** BEGIN **

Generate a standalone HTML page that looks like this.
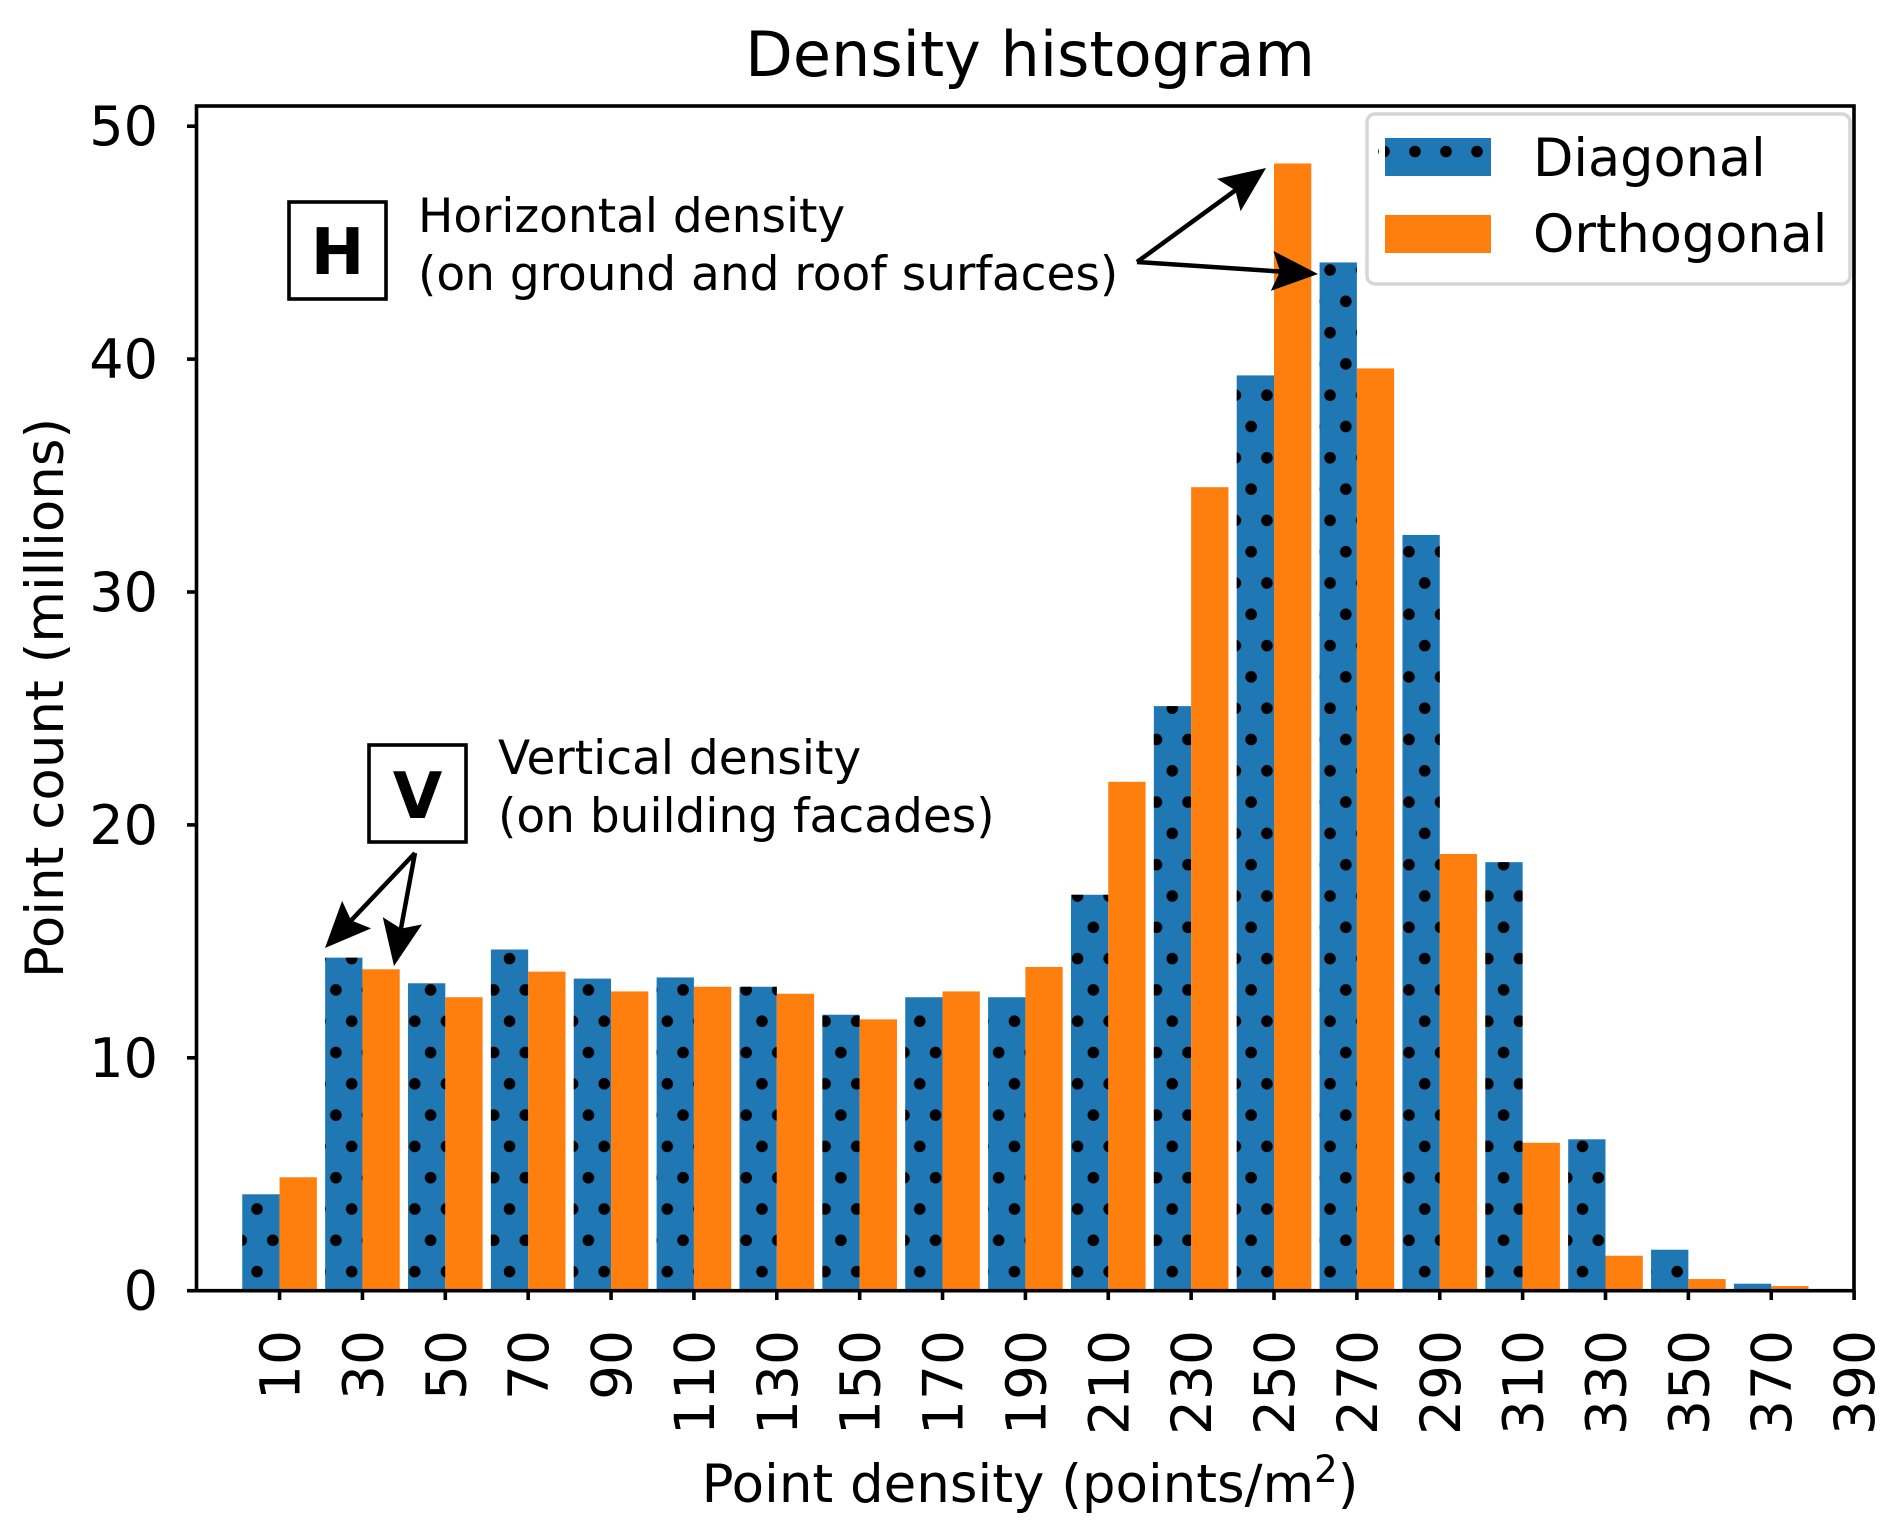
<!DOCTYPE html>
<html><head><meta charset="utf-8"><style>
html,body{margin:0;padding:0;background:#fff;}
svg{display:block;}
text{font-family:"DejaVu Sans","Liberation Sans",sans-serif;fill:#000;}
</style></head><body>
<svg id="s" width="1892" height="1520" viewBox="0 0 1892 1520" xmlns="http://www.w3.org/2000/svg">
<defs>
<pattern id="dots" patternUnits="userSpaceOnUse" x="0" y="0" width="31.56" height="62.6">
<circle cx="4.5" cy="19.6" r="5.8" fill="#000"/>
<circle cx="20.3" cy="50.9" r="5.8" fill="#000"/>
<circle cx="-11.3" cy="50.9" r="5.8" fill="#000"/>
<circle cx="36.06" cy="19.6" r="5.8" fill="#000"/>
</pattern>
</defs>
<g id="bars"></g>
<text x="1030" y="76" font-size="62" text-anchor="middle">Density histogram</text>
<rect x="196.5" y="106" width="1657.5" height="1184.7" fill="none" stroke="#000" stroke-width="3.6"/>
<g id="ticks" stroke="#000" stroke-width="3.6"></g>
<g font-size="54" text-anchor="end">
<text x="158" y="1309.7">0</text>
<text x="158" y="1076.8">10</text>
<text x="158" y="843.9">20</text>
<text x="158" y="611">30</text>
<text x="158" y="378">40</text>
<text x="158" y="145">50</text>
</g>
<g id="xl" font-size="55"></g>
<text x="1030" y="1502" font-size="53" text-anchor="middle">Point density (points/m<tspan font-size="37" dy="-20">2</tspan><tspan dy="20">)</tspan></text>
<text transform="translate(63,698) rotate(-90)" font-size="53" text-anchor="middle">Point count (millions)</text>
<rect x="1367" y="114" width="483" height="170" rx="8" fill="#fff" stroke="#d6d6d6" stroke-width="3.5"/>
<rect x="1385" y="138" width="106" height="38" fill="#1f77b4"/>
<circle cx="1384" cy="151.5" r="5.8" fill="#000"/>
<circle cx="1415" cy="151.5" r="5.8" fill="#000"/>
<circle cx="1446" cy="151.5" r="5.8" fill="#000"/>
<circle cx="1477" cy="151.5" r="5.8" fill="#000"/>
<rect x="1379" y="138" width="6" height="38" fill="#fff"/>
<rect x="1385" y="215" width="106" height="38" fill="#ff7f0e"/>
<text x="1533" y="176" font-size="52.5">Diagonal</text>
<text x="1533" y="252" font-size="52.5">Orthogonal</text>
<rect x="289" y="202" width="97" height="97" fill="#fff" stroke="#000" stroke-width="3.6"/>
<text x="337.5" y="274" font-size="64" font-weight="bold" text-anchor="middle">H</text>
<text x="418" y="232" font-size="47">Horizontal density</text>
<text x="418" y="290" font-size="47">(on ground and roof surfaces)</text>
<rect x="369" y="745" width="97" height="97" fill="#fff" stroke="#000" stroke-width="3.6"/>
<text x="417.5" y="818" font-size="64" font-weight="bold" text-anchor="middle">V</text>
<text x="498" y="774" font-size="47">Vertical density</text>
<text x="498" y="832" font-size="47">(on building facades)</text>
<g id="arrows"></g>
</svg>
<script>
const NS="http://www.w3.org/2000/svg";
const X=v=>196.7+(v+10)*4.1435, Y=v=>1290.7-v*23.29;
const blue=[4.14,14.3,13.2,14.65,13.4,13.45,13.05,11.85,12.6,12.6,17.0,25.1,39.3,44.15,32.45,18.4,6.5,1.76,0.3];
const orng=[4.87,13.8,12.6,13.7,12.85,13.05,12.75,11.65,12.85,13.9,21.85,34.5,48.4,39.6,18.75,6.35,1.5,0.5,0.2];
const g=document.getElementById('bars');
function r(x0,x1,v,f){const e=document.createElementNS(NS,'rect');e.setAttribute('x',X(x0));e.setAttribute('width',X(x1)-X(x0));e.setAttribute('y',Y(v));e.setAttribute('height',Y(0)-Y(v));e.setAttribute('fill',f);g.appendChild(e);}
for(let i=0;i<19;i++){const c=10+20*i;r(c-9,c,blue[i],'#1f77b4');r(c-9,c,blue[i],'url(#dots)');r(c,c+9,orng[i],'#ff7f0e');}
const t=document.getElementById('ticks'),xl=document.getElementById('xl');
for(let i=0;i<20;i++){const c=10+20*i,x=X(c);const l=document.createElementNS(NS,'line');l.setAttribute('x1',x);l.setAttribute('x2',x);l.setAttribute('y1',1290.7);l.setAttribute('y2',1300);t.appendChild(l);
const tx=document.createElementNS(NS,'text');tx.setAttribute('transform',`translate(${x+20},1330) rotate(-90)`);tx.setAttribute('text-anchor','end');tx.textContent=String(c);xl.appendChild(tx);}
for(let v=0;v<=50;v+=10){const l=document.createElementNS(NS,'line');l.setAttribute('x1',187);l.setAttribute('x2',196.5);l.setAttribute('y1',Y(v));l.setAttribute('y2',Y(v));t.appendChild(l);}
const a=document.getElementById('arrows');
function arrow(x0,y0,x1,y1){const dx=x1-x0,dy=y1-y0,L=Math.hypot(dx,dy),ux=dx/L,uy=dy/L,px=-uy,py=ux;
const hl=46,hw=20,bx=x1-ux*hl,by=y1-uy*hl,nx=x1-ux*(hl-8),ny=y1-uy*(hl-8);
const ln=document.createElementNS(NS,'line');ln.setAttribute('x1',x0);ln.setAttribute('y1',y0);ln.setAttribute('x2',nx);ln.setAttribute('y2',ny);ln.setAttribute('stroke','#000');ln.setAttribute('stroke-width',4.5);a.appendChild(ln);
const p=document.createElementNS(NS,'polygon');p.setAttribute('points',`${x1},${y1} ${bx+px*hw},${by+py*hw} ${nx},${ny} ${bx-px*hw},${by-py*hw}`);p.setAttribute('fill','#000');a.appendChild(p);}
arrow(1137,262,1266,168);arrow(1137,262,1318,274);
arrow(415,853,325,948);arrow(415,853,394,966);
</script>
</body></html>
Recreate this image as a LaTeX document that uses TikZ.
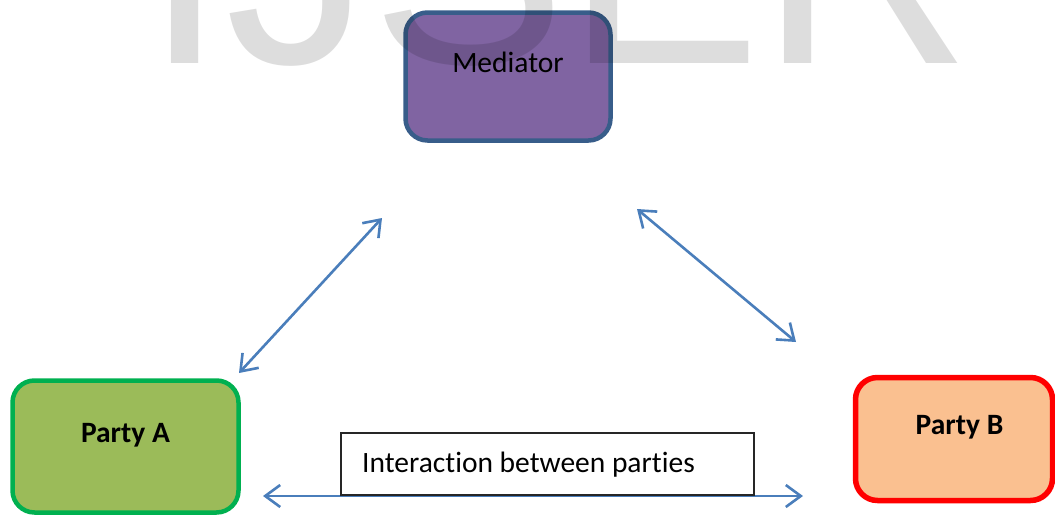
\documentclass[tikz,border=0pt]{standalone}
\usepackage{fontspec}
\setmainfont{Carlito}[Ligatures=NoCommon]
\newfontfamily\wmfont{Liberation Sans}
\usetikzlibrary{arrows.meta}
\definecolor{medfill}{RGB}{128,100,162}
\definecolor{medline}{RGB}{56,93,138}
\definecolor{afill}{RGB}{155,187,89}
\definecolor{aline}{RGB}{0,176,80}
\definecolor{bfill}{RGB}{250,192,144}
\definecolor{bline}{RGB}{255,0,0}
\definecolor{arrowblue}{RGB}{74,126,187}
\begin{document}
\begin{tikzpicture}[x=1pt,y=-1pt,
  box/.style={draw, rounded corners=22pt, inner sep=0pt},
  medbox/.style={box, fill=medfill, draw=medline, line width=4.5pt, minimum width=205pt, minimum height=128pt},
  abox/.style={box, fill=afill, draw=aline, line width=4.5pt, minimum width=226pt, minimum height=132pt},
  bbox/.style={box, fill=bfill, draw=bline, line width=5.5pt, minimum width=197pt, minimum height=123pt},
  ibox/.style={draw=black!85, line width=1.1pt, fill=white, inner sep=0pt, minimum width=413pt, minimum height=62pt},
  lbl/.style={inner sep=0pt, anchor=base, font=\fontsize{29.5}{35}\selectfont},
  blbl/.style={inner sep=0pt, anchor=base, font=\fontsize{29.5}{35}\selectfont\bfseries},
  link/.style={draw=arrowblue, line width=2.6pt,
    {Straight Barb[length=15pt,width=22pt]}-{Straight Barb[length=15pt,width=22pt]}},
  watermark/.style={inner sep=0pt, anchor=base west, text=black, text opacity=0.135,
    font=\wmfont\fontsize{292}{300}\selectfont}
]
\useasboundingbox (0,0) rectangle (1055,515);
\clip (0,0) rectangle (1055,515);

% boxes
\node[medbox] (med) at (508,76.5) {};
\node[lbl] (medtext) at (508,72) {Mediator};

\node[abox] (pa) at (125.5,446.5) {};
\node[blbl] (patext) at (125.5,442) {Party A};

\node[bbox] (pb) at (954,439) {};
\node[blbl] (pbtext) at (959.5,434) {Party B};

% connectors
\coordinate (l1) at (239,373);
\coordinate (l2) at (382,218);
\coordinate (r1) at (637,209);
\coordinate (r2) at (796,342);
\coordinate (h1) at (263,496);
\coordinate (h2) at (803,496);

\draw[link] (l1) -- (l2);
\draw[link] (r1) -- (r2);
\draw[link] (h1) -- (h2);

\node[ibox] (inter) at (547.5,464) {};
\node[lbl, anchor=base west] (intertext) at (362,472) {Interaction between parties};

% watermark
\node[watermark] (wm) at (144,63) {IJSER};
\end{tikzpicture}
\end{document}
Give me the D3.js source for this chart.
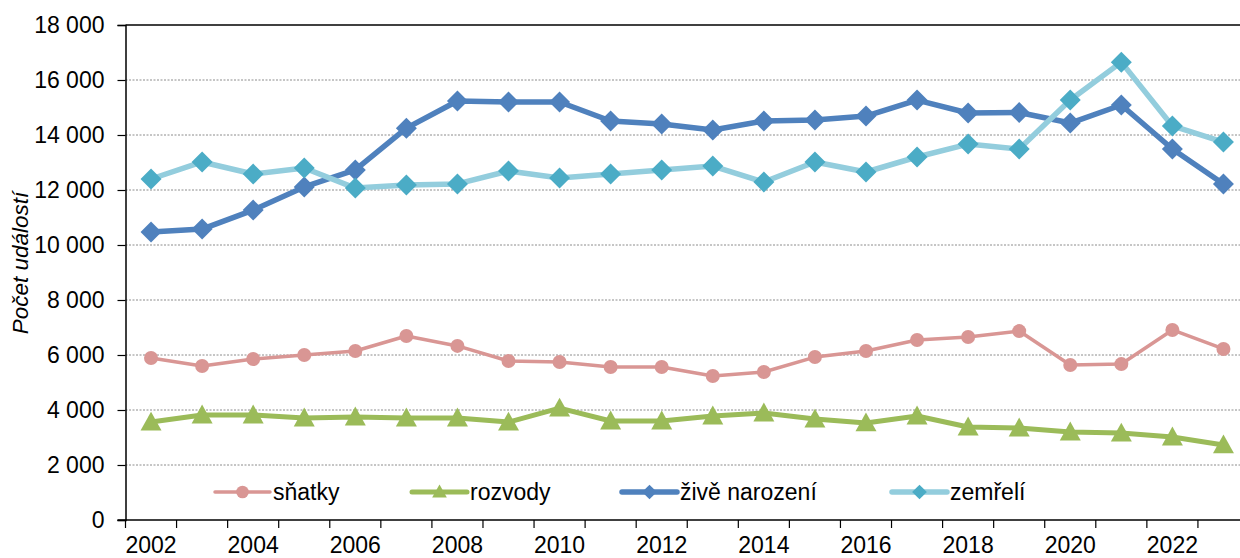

** END **

- **EXERCISE BRIEF**: Find every line that holds "this" and copy it.

- **TASK RESPONSE**:
Generate a standalone HTML page that looks like this.
Recreate this image as a LaTeX document that uses TikZ.
Give me the D3.js source for this chart.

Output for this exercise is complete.